Our patient, a 23-year-old, previously healthy motor mechanic, presented to our hospital with decompensated cirrhosis. His history revealed chronic occupational exposure to gasoline via the oral route due to a malpractice in cleaning vehicle carburetors. A comprehensive workup ruled out other etiologies for cirrhosis. His liver biopsy confirmed established cirrhosis. His long-term occupational gasoline exposure and clinical course led us to a diagnosis of possible HC-LI leading to decompensated cirrhosis. Although not conclusively proven in this case, in the absence of other etiology and owing to our patient’s chronic exposure to a well-known hepatotoxic agent with a compatible time course, we were led to the possibility of a clinical diagnosis of gasoline-induced chronic liver injury.

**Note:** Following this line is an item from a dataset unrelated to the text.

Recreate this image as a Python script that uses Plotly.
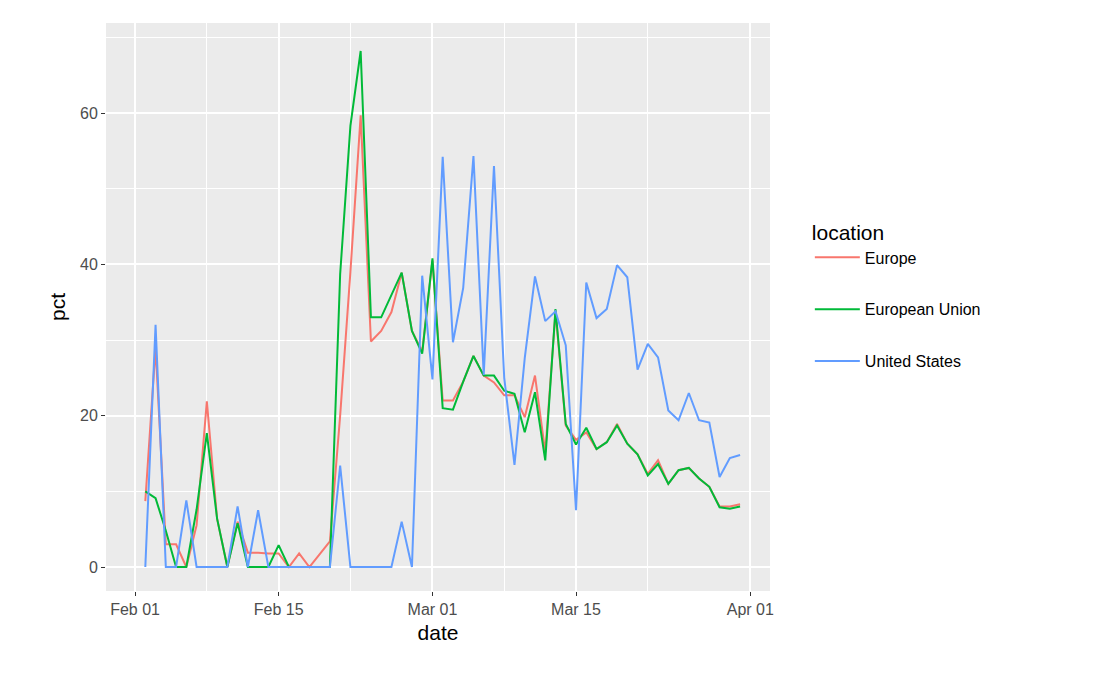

Numerous studies have suggested exposure to hydrocarbons, especially halogenated hydrocarbons, as a cause of hepatotoxicity [8, 9]. Our patient fulfilled all diagnostic criteria for HC-LI [6]. The unique route of exposure through chronic low-grade ingestion and the patient’s occupation indirectly related to exposure to petroleum products differentiated the present case from previously reported cases of HC-LI. HC-LI is rarely diagnosed, because it is not commonly suspected [5]. Therefore, taking a detailed history and maintaining a high index of clinical suspicion are needed for the diagnosis of HC-LI. This case highlights the consequences of occupational malpractice-related HC-LI, which can easily be prevented by health education among potentially exposed workers in high-risk work environments.

Conclusions

Chronic exposure to gasoline leading to HC-LI should be considered as an etiological factor for the development of cirrhosis in workers in occupations with possible exposure. Taking a detailed occupational history is necessary to establish HC-LI because this entity is underestimated and commonly missed in clinical practice. Because many young people in the economically productive age group are engaged in high-risk occupational activities, we suggest increasing awareness regarding mishandling of petroleum-based products to prevent the development of HC-LI and to reduce the burden on health care systems.